Atlas is a character from Greek mythology who supported the world on his shoulders.
In anatomy, the name “atlas” is given to the first bone in the spinal column because it supports the skull, your personal world, on its shoulders.
The atlas is shaped like no other bone in the spinal column. Looking from above it appears as a giant ring, through which the bottom part of the brain stem runs as it morphs into the spinal cord. Over ten billion nerve tracks pass through the brainstem at this level on their way to or from the brain to the rest of the body.

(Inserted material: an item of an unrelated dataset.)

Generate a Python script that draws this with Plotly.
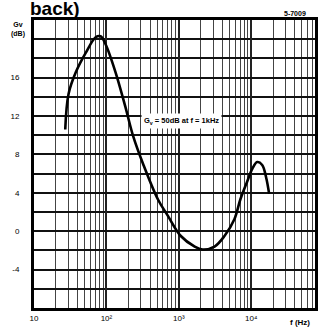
import plotly.graph_objects as go

# Data (frequency in Hz, gain in dB)
freq_hz = [27, 30, 38, 52, 71, 83, 97, 133, 182, 234, 321, 515, 706, 1064, 1656,
           2132, 3114, 4266, 5848, 7063, 8816, 10330, 12080, 14150, 16040, 17650]
gain_db = [10.6, 14.3, 16.6, 18.6, 20.2, 20.3, 19.5, 16.6, 13.0, 9.9, 7.0, 3.3, 1.6,
           -0.5, -1.6, -1.9, -1.6, -0.5, 1.25, 3.3, 5.2, 6.5, 7.2, 6.9, 5.6, 3.9]

x_tick_vals = [10, 100, 1000, 10000]
x_tick_text = ["10", "10²", "10³", "10⁴"]
y_tick_vals = [-4, 0, 4, 8, 12, 16]
y_tick_text = ["-4", "0", "4", "8", "12", "16"]

FONT = "Liberation Sans"

fig = go.Figure()
fig.add_trace(go.Scatter(
    x=freq_hz, y=gain_db, mode="lines",
    line=dict(color="black", width=2.6, shape="spline", smoothing=1.0),
    showlegend=False, hoverinfo="skip"))

fig.update_layout(
    width=318, height=331,
    margin=dict(l=34, r=0, t=20, b=23),
    paper_bgcolor="white", plot_bgcolor="white",
    font=dict(family=FONT, size=8, color="black"),
    xaxis=dict(
        type="log", range=[1, 4.88],
        tickvals=x_tick_vals, ticktext=x_tick_text,
        showgrid=True, gridcolor="#222", gridwidth=1.5,
        minor=dict(showgrid=True, gridcolor="#444", gridwidth=1, dtick="D1"),
        showline=True, linecolor="black", linewidth=3, mirror=True,
        ticks="", tickfont=dict(family=FONT, size=8, color="black"),
        zeroline=False,
    ),
    yaxis=dict(
        range=[-8, 22],
        tickvals=y_tick_vals, ticktext=y_tick_text,
        showgrid=True, gridcolor="#111", gridwidth=2,
        minor=dict(showgrid=True, gridcolor="#111", gridwidth=2, dtick=2, tick0=0),
        showline=True, linecolor="black", linewidth=3, mirror=True,
        ticks="", ticklabelstandoff=10,
        tickfont=dict(family=FONT, size=8, color="black"),
        zeroline=False,
    ),
    annotations=[
        dict(text="<b>back)</b>", xref="paper", yref="paper",
             x=-0.02, y=1.0, xanchor="left", yanchor="bottom", yshift=-1,
             showarrow=False, font=dict(family=FONT, size=19, color="black")),
        dict(text="<b>Gv<br>(dB)</b>", xref="paper", yref="y",
             x=-0.058, y=21.0, xanchor="center", yanchor="middle",
             showarrow=False, font=dict(family=FONT, size=7, color="black")),
        dict(text="<b>5-7009</b>", xref="paper", yref="paper",
             x=0.93, y=1.0, xanchor="center", yanchor="bottom", yshift=1,
             showarrow=False, font=dict(family=FONT, size=7, color="black")),
        dict(text="<b>G<sub>v</sub> = 50dB at f = 1kHz</b>", xref="paper", yref="y",
             x=(142 - 34) / 284, y=11.5, xanchor="left", yanchor="middle",
             showarrow=False, bgcolor="white", borderpad=2,
             font=dict(family=FONT, size=7.5, color="black")),
        dict(text="<b>f (Hz)</b>", xref="paper", yref="paper",
             x=0.945, y=0, xanchor="center", yanchor="top", yshift=-8,
             showarrow=False, font=dict(family=FONT, size=8, color="black")),
    ],
)

fig.write_html("out.html", config={"displayModeBar": False},
               post_script="document.body.style.margin='0';")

The head, normally weighing between eight and ten pounds, must have a strong base as it balances on the slender cervical (neck) portion of the spinal column. The atlas has broad, cup shaped pads (superior facets) in which the skull rests via short protrusions (occipital condyles). On these joints the skull can only rock back and forth very slightly in the “yes” motion. The skull and atlas rotate as a unit around an axle (dens) which protrudes upwards from the neck bone immediately below (the “no” motion). This bone is aptly named the axis. By nature the superior facets of the atlas and the occipital condyles of the skull fit together like mirror images. It is when these mirror images are no longer aligned exactly that the nervous system is affected. This interference can affect any tissue that receives input from the nervous system causing it to malfunction and be prone to disease.
Because of its position under the skull and on top of a slender column of bone and muscle, the atlas is extremely vulnerable to trauma.

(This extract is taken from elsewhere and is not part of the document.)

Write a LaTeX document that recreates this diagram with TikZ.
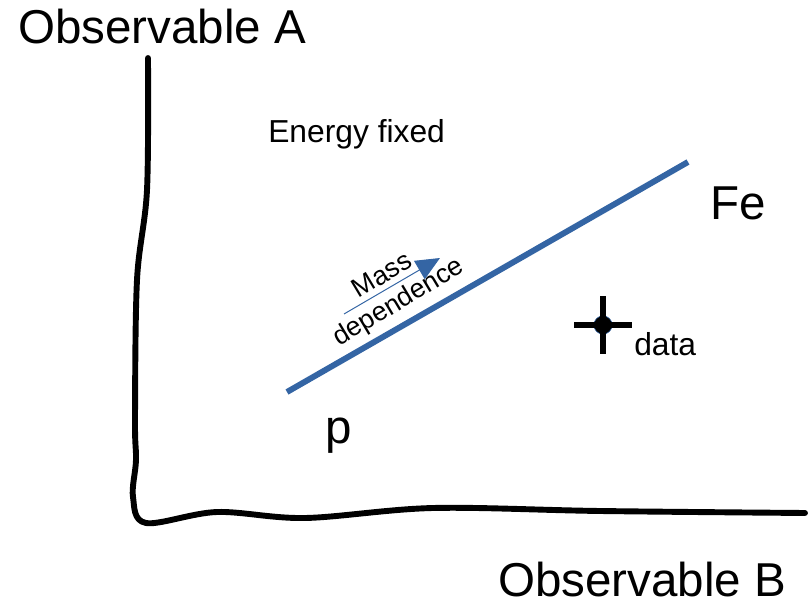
\documentclass[tikz,border=0pt]{standalone}
\usepackage{fontspec}
\setmainfont{Liberation Sans}
\usetikzlibrary{arrows.meta,positioning,calc}
\definecolor{massblue}{RGB}{52,101,164}

\begin{document}
\begin{tikzpicture}[
    x=0.025cm, y=-0.025cm,
    axis/.style={line width=4.2pt, black, line cap=round, line join=round},
    trend/.style={line width=4.2pt, massblue},
    bigtext/.style={font=\fontsize{33.8}{38}\selectfont, inner sep=0pt},
    midtext/.style={font=\fontsize{22.6}{26}\selectfont, inner sep=0pt},
    smalltext/.style={font=\fontsize{19}{22}\selectfont, inner sep=0pt, align=center},
    cross/.style={line width=3.6pt, black}
]
    \useasboundingbox (0,0) rectangle (812,605);

    % hand drawn axes
    \coordinate (atop) at (148,58);
    \coordinate (bend) at (805,513);
    \draw[axis] (atop) -- plot[smooth, tension=0.55] coordinates {(148,60) (147,190) (137,280) (135,420) (136,460) (133,497) (146,523) (217,512) (305,518) (433,508) (600,511) (805,513)};

    \node[bigtext, anchor=base west] (obsA) at (18,43) {Observable A};
    \node[bigtext, anchor=base west] (obsB) at (498,596) {Observable B};
    \node[midtext, anchor=base west] (efix) at (268,142) {Energy fixed};

    % mass line
    \coordinate (pend) at (287,392);
    \coordinate (feend) at (688,162);
    \draw[trend] (pend) -- (feend);
    \node[bigtext, anchor=base west] (fe) at (710,219) {Fe};
    \node[bigtext, anchor=base west] (p) at (325,443) {p};

    \coordinate (mfrom) at (344,314);
    \coordinate (mto) at (440,258);
    \draw[massblue, line width=0.7pt, -{Triangle[length=17pt, width=15pt]}] (mfrom) -- (mto);
    \node[smalltext, rotate=31] (mass) at (391,290) {Mass\\[0pt]dependence};

    % data point
    \node[circle, fill=black, draw=massblue, line width=0.4pt, minimum size=13pt, inner sep=0pt] (pt) at (603,325) {};
    \draw[cross] (pt.center) ++(-29,0) -- ++(58,0);
    \draw[cross] (pt.center) ++(0,-29) -- ++(0,58);
    \node[midtext, anchor=base west] (data) at (634,355) {data};
\end{tikzpicture}
\end{document}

A difficult delivery, a fall on the playground, an auto accident, even a bump on the head at the right time in the right (wrong?) direction can disturb its position.
Many diseases and disorders are related to a misalignment of the atlas, either primarily or secondarily. Without proper innervation a tissue is less capable of carrying out its tasks, predisposing it to injury and less capable of protecting itself from germs and toxins.
The chiropractic adjustment starts the atlas moving back into its proper position, relieving nerve interference and allowing the body to heal itself. The atlas connects your brain to your body and your body to health.